╭─ COLLECTED MATERIAL
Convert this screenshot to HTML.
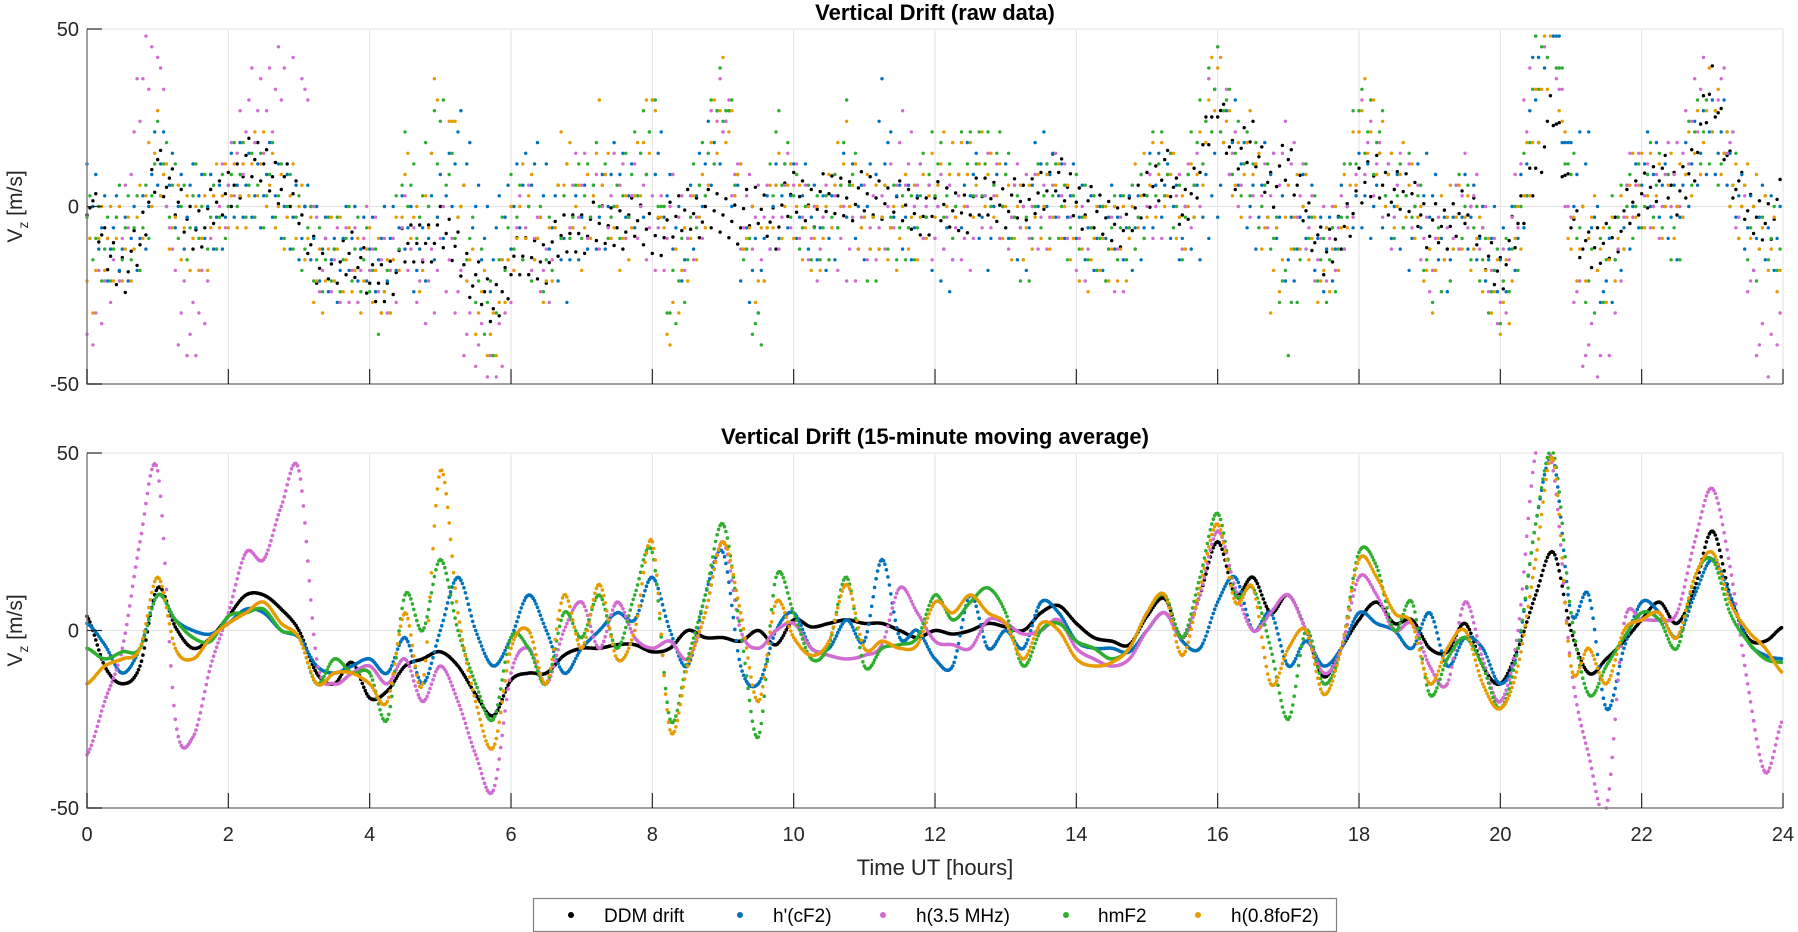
<!DOCTYPE html>
<html><head><meta charset="utf-8">
<style>
html,body{margin:0;padding:0;background:#fff;}
svg{display:block;font-family:"Liberation Sans",sans-serif;}
</style></head>
<body>
<svg id="chart" width="1798" height="932" viewBox="0 0 1798 932">
</svg>
<script>
// ---- data (Vz in m/s, sampled every 0.25 h) ----
const hours = Array.from({length:97},(_,i)=>i*0.25);
const seriesNames = ["DDM drift","h'(cF2)","h(3.5 MHz)","hmF2","h(0.8foF2)"];
const seriesColors = ["#000000","#0072BD","#D16BD1","#2EAE2E","#E89B00"];
const xTicks = [0,2,4,6,8,10,12,14,16,18,20,22,24];
const yTicks = [-50,0,50];
const ddm = [4,-10,-15,-10,12,1,-5,-2,4,10,10,6,0,-12,-15,-9,-19,-17,-10,-8,-6,-10,-18,-24,-14,-12,-12,-7,-5,-5,-4,-4,-6,-5,0,-2,-2,-3,0,-4,3,1,2,3,2,2,0,-2,0,-1,0,2,1,0,5,7,2,-2,-3,-4,4,9,-2,10,25,10,15,5,10,0,-13,-5,3,8,2,3,-5,-6,2,-10,-15,-5,10,22,0,-12,-8,-3,3,8,2,12,28,10,-2,-3,1];
const hcf2 = [2,-4,-12,-5,10,3,0,-1,2,6,5,0,-2,-10,-12,-10,-8,-12,-2,-15,0,15,0,-10,-2,10,0,-12,-5,0,5,3,15,0,-10,10,22,-10,-15,0,5,-5,-5,3,-3,20,-2,0,-8,-10,10,-5,0,-5,8,5,-3,-5,-5,-6,0,5,-3,-5,8,15,0,5,-10,-3,-10,-5,5,2,0,-5,5,-10,-2,-5,-15,-5,30,48,5,10,-22,-5,8,5,-2,10,20,10,-3,-7,-8];
const h35 = [-35,-20,-5,25,45,-25,-30,-10,5,22,20,35,45,-8,-15,-12,-10,-15,-8,-20,-10,-20,-35,-45,-12,-5,-15,0,8,-5,8,-2,-5,-3,-8,5,25,0,-5,0,2,-5,-7,-8,-7,-4,12,5,-3,-4,-5,3,2,-1,0,3,-5,-8,-10,-8,0,5,-2,10,28,12,0,5,10,0,-12,-5,15,10,0,2,-10,-15,8,-8,-20,0,50,45,-10,-35,-50,2,3,3,5,25,40,18,-15,-40,-25];
const hmf2 = [-5,-8,-6,-5,10,3,-2,-3,4,5,6,0,-2,-15,-8,-12,-12,-25,10,0,20,0,-15,-25,-2,-5,-15,5,-2,10,-5,10,22,-25,-8,10,30,0,-30,15,5,-8,-4,15,-10,-5,-4,-2,10,3,8,12,5,-10,0,2,-3,-5,-8,-5,5,10,-2,15,33,10,12,-5,-25,0,-15,-5,22,18,0,8,-18,-8,-2,-10,-22,-5,30,50,5,-18,-10,-2,5,3,-5,15,20,5,-3,-8,-9];
const h08 = [-15,-10,-8,-5,15,-5,-8,-2,2,5,8,2,-2,-15,-12,-12,-15,-20,5,-15,45,5,-20,-33,-5,0,-15,10,-5,13,-8,0,25,-28,-10,5,25,5,-20,8,-2,-7,-3,13,-5,-3,-5,-4,8,5,10,5,2,-8,2,0,-8,-10,-9,-5,5,10,-7,12,30,8,12,-15,-5,0,-18,-5,20,15,5,2,-15,-5,0,-15,-22,-10,20,48,-10,-5,-15,0,3,5,-2,15,22,8,0,-5,-12];
const allSeries = [ddm,hcf2,h35,hmf2,h08];

// ---- layout ----
const NS="http://www.w3.org/2000/svg";
const svg=document.getElementById('chart');
const X0=87,X1=1783;
const panels=[{top:29,bot:384,title:"Vertical Drift (raw data)",ty:20,name:"raw"},
              {top:453,bot:808,title:"Vertical Drift (15-minute moving average)",ty:444,name:"avg"}];
function xs(h){return X0+(h/24)*(X1-X0);}
function mk(tag,attrs,parent){const e=document.createElementNS(NS,tag);for(const k in attrs)e.setAttribute(k,attrs[k]);(parent||svg).appendChild(e);return e;}
function clamp(v){return Math.max(-50,Math.min(50,v));}
function cr(arr,i,f){
  const p0=arr[Math.max(0,i-1)],p1=arr[i],p2=arr[Math.min(arr.length-1,i+1)],p3=arr[Math.min(arr.length-1,i+2)];
  const f2=f*f,f3=f2*f;
  return 0.5*((2*p1)+(-p0+p2)*f+(2*p0-5*p1+4*p2-p3)*f2+(-p0+3*p1-3*p2+p3)*f3);
}

panels.forEach((p,pi)=>{
  const ys=v=>p.top+(50-v)/100*(p.bot-p.top);
  const g=mk('g',{});
  
  
  xTicks.forEach(t=>{const l=mk('line',{x1:xs(t),x2:xs(t),y1:p.top,y2:p.bot,stroke:'#e3e3e3','stroke-width':1},g);
    });
  yTicks.forEach(t=>{const l=mk('line',{x1:X0,x2:X1,y1:ys(t),y2:ys(t),stroke:'#e3e3e3','stroke-width':1},g);
    });
  allSeries.forEach((arr,si)=>{
    const sg=mk('g',{fill:seriesColors[si]},g);
    
    
    const sub = pi===0?6:12;
    for(let i=0;i<arr.length-1;i++){
      for(let k=0;k<sub;k++){
        const f=k/sub;
        const h=hours[i]+f*0.25;
        let v;
        if(pi===0){
          v=arr[i]*(1-f)+arr[i+1]*f;
          const j=((i*37+k*17+si*11)%13)-6;
          v=v*1.2+j*(si===0?1.2:2.2);
          if(si>0) v=Math.round(v/3)*3;
        } else v=cr(arr,i,f);
        if(v>50||v<-50) continue;
        mk('circle',{cx:xs(h).toFixed(1),cy:ys(v).toFixed(1),r:pi===0?1.7:1.8},sg);
      }
    }
  });
  const ax=mk('path',{d:`M${X0},${p.top} V${p.bot} H${X1}`,fill:'none',stroke:'#808080','stroke-width':1.5},g);
  
  xTicks.forEach(t=>{mk('line',{x1:xs(t),x2:xs(t),y1:p.bot,y2:p.bot-15,stroke:'#262626','stroke-width':1.2},g);});
  yTicks.forEach(t=>{mk('line',{x1:X0,x2:X0+15,y1:ys(t),y2:ys(t),stroke:'#262626','stroke-width':1.2},g);
    const tl=mk('text',{x:X0-8,y:ys(t)+7,'text-anchor':'end','font-size':20,fill:'#262626'},g);tl.textContent=t;
    });
  const tt=mk('text',{x:(X0+X1)/2,y:p.ty,'text-anchor':'middle','font-size':22,'font-weight':'bold',fill:'#000'},g);
  tt.textContent=p.title;
  const yl=mk('text',{transform:`translate(22,${(p.top+p.bot)/2}) rotate(-90)`,'text-anchor':'middle','font-size':21,fill:'#262626'},g);
  yl.innerHTML='V<tspan font-size="14" dy="6">z</tspan><tspan dy="-6"> [m/s]</tspan>';
  
  if(pi===1){
    xTicks.forEach(t=>{const tl=mk('text',{x:xs(t),y:841,'text-anchor':'middle','font-size':20,fill:'#262626'},g);tl.textContent=t;
      });
    const xl=mk('text',{x:(X0+X1)/2,y:875,'text-anchor':'middle','font-size':22,fill:'#262626'},g);
    xl.textContent='Time UT [hours]';
  }
});
const lg=mk('g',{});


mk('rect',{x:533.5,y:898.5,width:803,height:33,fill:'#fff',stroke:'#808080','stroke-width':1.2},lg);
const dotX=[571,740,883,1066,1198], txtX=[604,773,916,1098,1231];
seriesNames.forEach((n,i)=>{
  const e=mk('g',{},lg);
  
  
  mk('circle',{cx:dotX[i],cy:915,r:3,fill:seriesColors[i]},e);
  const t=mk('text',{x:txtX[i],y:922,'font-size':19,fill:'#000'},e);t.textContent=n;
});
</script>
</body></html>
╰─
PROBLEM REQUIREMENTS: Please reproduce the listing exactly from its opening line through the line that contains "const allSeries = [ddm,hcf2,h35,hmf2,h08];", both included, with all pictures omitted.

ANSWER TO THE PROBLEM:
Convert this screenshot to HTML.
<!DOCTYPE html>
<html><head><meta charset="utf-8">
<style>
html,body{margin:0;padding:0;background:#fff;}
svg{display:block;font-family:"Liberation Sans",sans-serif;}
</style></head>
<body>
<svg id="chart" width="1798" height="932" viewBox="0 0 1798 932">
</svg>
<script>
// ---- data (Vz in m/s, sampled every 0.25 h) ----
const hours = Array.from({length:97},(_,i)=>i*0.25);
const seriesNames = ["DDM drift","h'(cF2)","h(3.5 MHz)","hmF2","h(0.8foF2)"];
const seriesColors = ["#000000","#0072BD","#D16BD1","#2EAE2E","#E89B00"];
const xTicks = [0,2,4,6,8,10,12,14,16,18,20,22,24];
const yTicks = [-50,0,50];
const ddm = [4,-10,-15,-10,12,1,-5,-2,4,10,10,6,0,-12,-15,-9,-19,-17,-10,-8,-6,-10,-18,-24,-14,-12,-12,-7,-5,-5,-4,-4,-6,-5,0,-2,-2,-3,0,-4,3,1,2,3,2,2,0,-2,0,-1,0,2,1,0,5,7,2,-2,-3,-4,4,9,-2,10,25,10,15,5,10,0,-13,-5,3,8,2,3,-5,-6,2,-10,-15,-5,10,22,0,-12,-8,-3,3,8,2,12,28,10,-2,-3,1];
const hcf2 = [2,-4,-12,-5,10,3,0,-1,2,6,5,0,-2,-10,-12,-10,-8,-12,-2,-15,0,15,0,-10,-2,10,0,-12,-5,0,5,3,15,0,-10,10,22,-10,-15,0,5,-5,-5,3,-3,20,-2,0,-8,-10,10,-5,0,-5,8,5,-3,-5,-5,-6,0,5,-3,-5,8,15,0,5,-10,-3,-10,-5,5,2,0,-5,5,-10,-2,-5,-15,-5,30,48,5,10,-22,-5,8,5,-2,10,20,10,-3,-7,-8];
const h35 = [-35,-20,-5,25,45,-25,-30,-10,5,22,20,35,45,-8,-15,-12,-10,-15,-8,-20,-10,-20,-35,-45,-12,-5,-15,0,8,-5,8,-2,-5,-3,-8,5,25,0,-5,0,2,-5,-7,-8,-7,-4,12,5,-3,-4,-5,3,2,-1,0,3,-5,-8,-10,-8,0,5,-2,10,28,12,0,5,10,0,-12,-5,15,10,0,2,-10,-15,8,-8,-20,0,50,45,-10,-35,-50,2,3,3,5,25,40,18,-15,-40,-25];
const hmf2 = [-5,-8,-6,-5,10,3,-2,-3,4,5,6,0,-2,-15,-8,-12,-12,-25,10,0,20,0,-15,-25,-2,-5,-15,5,-2,10,-5,10,22,-25,-8,10,30,0,-30,15,5,-8,-4,15,-10,-5,-4,-2,10,3,8,12,5,-10,0,2,-3,-5,-8,-5,5,10,-2,15,33,10,12,-5,-25,0,-15,-5,22,18,0,8,-18,-8,-2,-10,-22,-5,30,50,5,-18,-10,-2,5,3,-5,15,20,5,-3,-8,-9];
const h08 = [-15,-10,-8,-5,15,-5,-8,-2,2,5,8,2,-2,-15,-12,-12,-15,-20,5,-15,45,5,-20,-33,-5,0,-15,10,-5,13,-8,0,25,-28,-10,5,25,5,-20,8,-2,-7,-3,13,-5,-3,-5,-4,8,5,10,5,2,-8,2,0,-8,-10,-9,-5,5,10,-7,12,30,8,12,-15,-5,0,-18,-5,20,15,5,2,-15,-5,0,-15,-22,-10,20,48,-10,-5,-15,0,3,5,-2,15,22,8,0,-5,-12];
const allSeries = [ddm,hcf2,h35,hmf2,h08];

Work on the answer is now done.